Целью исторического познания служит полное уяснение человека в процессе его становления, устранение чуда и из этой области. Это стремление лишает главной силы стремление к культуре: познание – чистая роскошь, культура не повышается от него ни на волос. Философия может утверждать теперь только одно: что всякое познание относительно и антропоморфно, что всюду царит иллюзия. Она не может обуздать этим расходившееся стремление к знанию с его оценкою по степени достоверности и поисками за самыми малыми объектами. В то время как каждый человек радуется, что день прошел, историк начинает копать, рыться и комбинировать над этим днем, чтобы вырвать его из объятий забвения: пусть и ничтожное будет вечно, потому что его легко понять.
Но для нас значителен только масштаб эстетический. Лишь великое имеет право на историю и притом не на портретную, а на продуктивную, возбуждающую, широкую историческую живопись. Мы оставляем могилы в покое, но овладеваем тем, что навеки бессмертно.
Любимая тема нашего времени – великие результаты, происходящие от малых причин. Историческое кишение, как целое, все же производит впечатление грандиозное, это словно та скудная растительность, которая постепенно мельчает Альпы. Мы видим великое стремление с ничтожными орудиями, но с бесконечно большим количеством их.
Почитание великих результатов малого сводится к удивлению перед несоответствием между результатом и причиной. Настоящее впечатление величия получается только тогда, когда мы сложим все мелкие причины вместе: мы создаем впечатление величия, придавая им единство. Но человечество растет только путем восторга перед редким и великим. Даже то, что величественно выдумано, как редкое, например чудо, может способствовать его воспитанию. Благоговейный ужас – лучшее в человеке.
4. Конец метафизики
Бесконечность есть самый первоначальный факт: надо объяснить лишь возникновение конечного. Но точка зрения конечного – чувственна, иными словами обманчива.

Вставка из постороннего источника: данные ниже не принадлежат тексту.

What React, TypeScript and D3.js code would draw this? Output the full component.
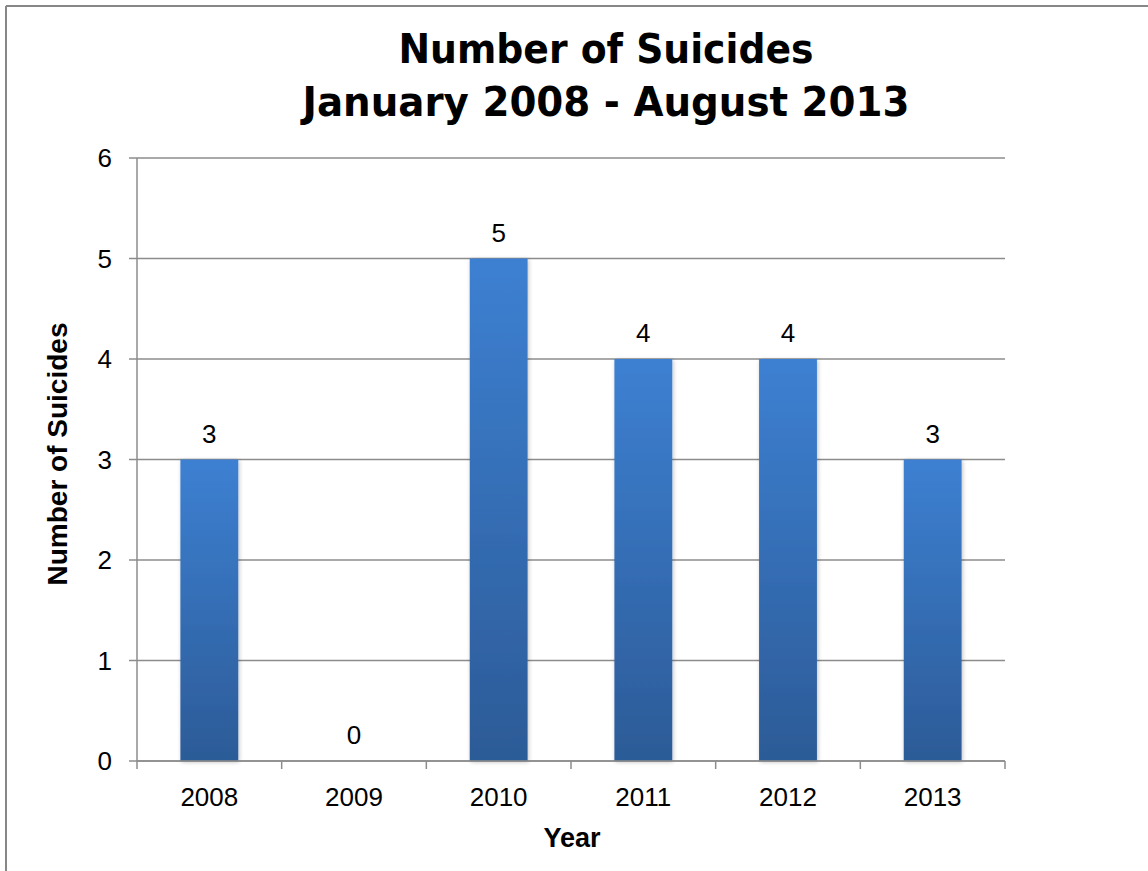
import React from "react";
import * as d3 from "d3";

const years = ["2008", "2009", "2010", "2011", "2012", "2013"];
const suicides = [3, 0, 5, 4, 4, 3];
const yTicks = [0, 1, 2, 3, 4, 5, 6];
const titleLines = ["Number of Suicides", "January 2008 - August 2013"];
const yTitle = "Number of Suicides";
const xTitle = "Year";

const W = 1148;
const H = 871;
const M = { left: 137, right: 1005, top: 158, bottom: 761 };
const tickFont = "'Liberation Sans', Arial, sans-serif";
const titleFont = "'DejaVu Sans', Verdana, sans-serif";
const axisTitleFont = "'Liberation Sans', Arial, sans-serif";
const titleWidths = [415, 607];

export default function App() {
  const x = d3.scaleBand<string>().domain(years).range([M.left, M.right]).paddingInner(0).paddingOuter(0);
  const y = d3.scaleLinear().domain([0, 6]).range([M.bottom, M.top]);
  const bw = x.bandwidth() * 0.4;
  const boundaries = years.map((yr) => x(yr) as number).concat([M.right]);
  const grid = "#8c8c8c";

  return (
    <svg width={W} height={H} style={{ position: "absolute", left: 0, top: 0, background: "#fff" }}>
      <defs>
        <linearGradient id="barGrad" x1="0" y1="0" x2="0" y2="1">
          <stop offset="0%" stopColor="#3d80d2" />
          <stop offset="100%" stopColor="#2c5b97" />
        </linearGradient>
        <filter id="shadow" x="-20%" y="-5%" width="140%" height="110%">
          <feGaussianBlur in="SourceAlpha" stdDeviation="2" />
          <feOffset dx="1" dy="1" result="b" />
          <feComponentTransfer><feFuncA type="linear" slope="0.25" /></feComponentTransfer>
          <feMerge><feMergeNode /><feMergeNode in="SourceGraphic" /></feMerge>
        </filter>
      </defs>
      <rect x={0} y={0} width={W} height={H} fill="#fff" />
      {/* outer border (left & top visible) */}
      <line x1={6} y1={6} x2={W + 2} y2={6} stroke="#878787" strokeWidth={2} />
      <line x1={6} y1={6} x2={6} y2={H + 2} stroke="#878787" strokeWidth={2} />

      {/* title */}
      {titleLines.map((t, i) => (
        <text
          key={t}
          x={606}
          y={63 + i * 53}
          textAnchor="middle"
          fontFamily={titleFont}
          fontWeight="bold"
          fontSize={41}
          textLength={titleWidths[i]}
          lengthAdjust="spacingAndGlyphs"
          fill="#000"
        >
          {t}
        </text>
      ))}

      {/* gridlines + y ticks */}
      {yTicks.map((v) => (
        <g key={v}>
          <line x1={M.left - 8} x2={M.right} y1={y(v)} y2={y(v)} stroke={grid} strokeWidth={1.5} />
          <text x={112} y={y(v)} dy="0.35em" textAnchor="end" fontFamily={tickFont} fontSize={26} fill="#000">
            {v}
          </text>
        </g>
      ))}
      {/* y axis line */}
      <line x1={M.left} x2={M.left} y1={M.top} y2={M.bottom} stroke={grid} strokeWidth={1.5} />

      {/* bars */}
      {years.map((yr, i) => {
        const v = suicides[i];
        const cx = (x(yr) as number) + x.bandwidth() / 2;
        return (
          <g key={yr}>
            {v > 0 && (
              <rect x={cx - bw / 2} y={y(v)} width={bw} height={y(0) - y(v)} fill="url(#barGrad)" filter="url(#shadow)" />
            )}
            <text x={cx} y={y(v) - 17} textAnchor="middle" fontFamily={tickFont} fontSize={26} fill="#000">
              {v}
            </text>
          </g>
        );
      })}

      {/* x axis */}
      <line x1={M.left} x2={M.right} y1={M.bottom} y2={M.bottom} stroke={grid} strokeWidth={1.5} />
      {boundaries.map((b, i) => (
        <line key={i} x1={b} x2={b} y1={M.bottom} y2={M.bottom + 8} stroke={grid} strokeWidth={1.5} />
      ))}
      {years.map((yr) => (
        <text key={yr} x={(x(yr) as number) + x.bandwidth() / 2} y={806} textAnchor="middle" fontFamily={tickFont} fontSize={26} fill="#000">
          {yr}
        </text>
      ))}

      {/* axis titles */}
      <text x={572} y={847} textAnchor="middle" fontFamily={axisTitleFont} fontWeight="bold" fontSize={27} fill="#000">
        {xTitle}
      </text>
      <text transform={`translate(67,454) rotate(-90)`} textAnchor="middle" fontFamily={axisTitleFont} fontWeight="bold" fontSize={28} fill="#000">
        {yTitle}
      </text>
    </svg>
  );
}
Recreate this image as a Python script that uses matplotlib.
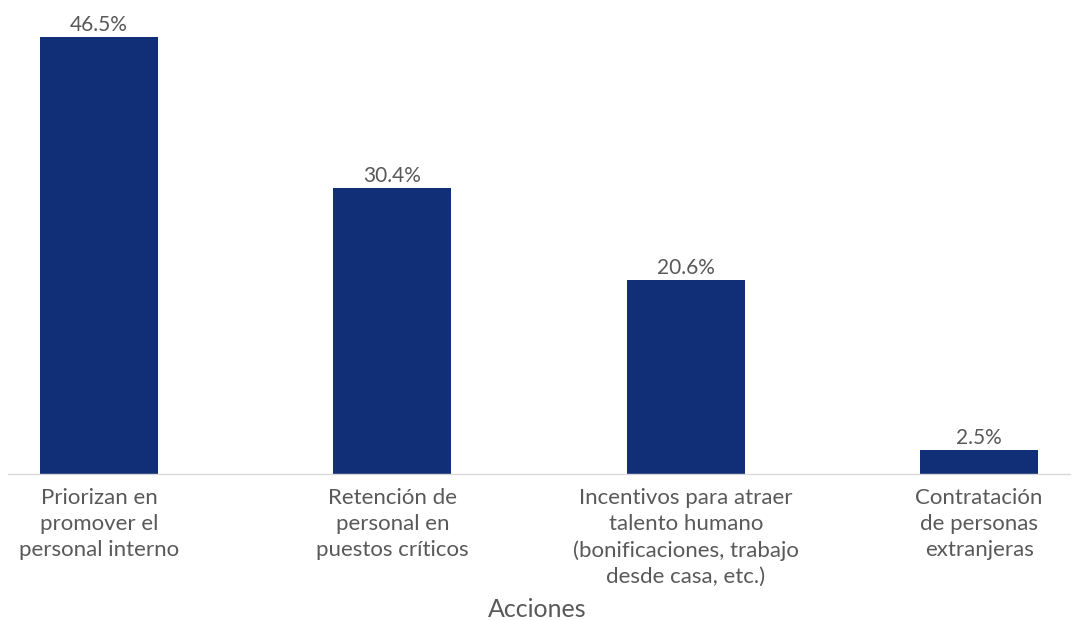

Как можно решаться говорить о назначении земного шара!
В бесконечном времени и пространстве нет целей: все сущее в них вечно под разными формами. Невозможно усмотреть в них никакого особого метафизического мира.
Чудовищная задача художника научить человечество стоять без всякой подобной подпорки.
Это ужасающий вывод из дарвинизма, но вывод этот я тем не менее считаю верным. Наше благоговение направлено на качества, которые мы считаем вечными: на моральное, религиозное, художественное и т. д.
Инстинкт ни на шаг не подвигает нас к объяснению целесообразного. Все инстинкты явились лишь в результате бесконечно продолжительного процесса.
Шопенгауэр говорит, что воля объективирует себя не адекватно: так кажется, если исходить от самых совершенных форм.
Но и самая воля есть лишь в высшей степени сложный продукт природы. Предпосылкой для нее служит нервная система. Даже сила тяжести не есть простой феномен, но следствие движения солнечных систем, эфира и так далее. Даже и механический толчок есть нечто сложное.
Нельзя доказать, чтобы бытие имело смысл метафизический, эстетический или моральный.
Рассматривать дух, продукт мозга, как нечто сверхъестественное! Даже обожать его! какая глупость!
Между миллионами гибнущих миров один возможный. Да и тот погибнет и обратится в первобытное ничто. Говорить о бессознательной цели, преследуемой человечеством, я считаю неправильным. Человечество не есть что-то цельное, как муравейник. Быть может, можно еще говорить о бессознательной цели отдельного государства или народа: но можно ли говорить о бессознательной цели всех муравьиных куч вместе?
Вы не должны искать убежища в метафизике, а пожертвовать собою ради нарождающейся культуры. Вот почему я так суров к идеализму грез.
Мы слишком легко смешиваем «вещь в себе» Канта и истинную сущность вещей буддистов, т. е. является ли действительность целиком представлением, или лишь видимостью, адекватной истинному бытию. Мы смешиваем мираж, как небытие и как видимое проявление бытия. Всевозможные предрассудки умножаются в пустоте.
5. К теории морали
1
Отрицательная мораль была бы чем-то величественным, потому что она давно – невозможна. Она была бы налицо, если бы человек в полном сознании сказал «нет!» в то время, как все чувства и нервы его говорят ему «да!», каждое волокно, каждая клетка его тела протестует против этого «нет».
2
Насколько велика была этическая сила стоиков, видно из того, что они нарушали свой основной принцип ради свободы воли.
3
В политике государственный человек часто предугадывает действие противника и совершает его раньше сам: «если я не сделаю этого, то он сделает»! Своего рода необходимость, как основа политики. Точка зрения войны.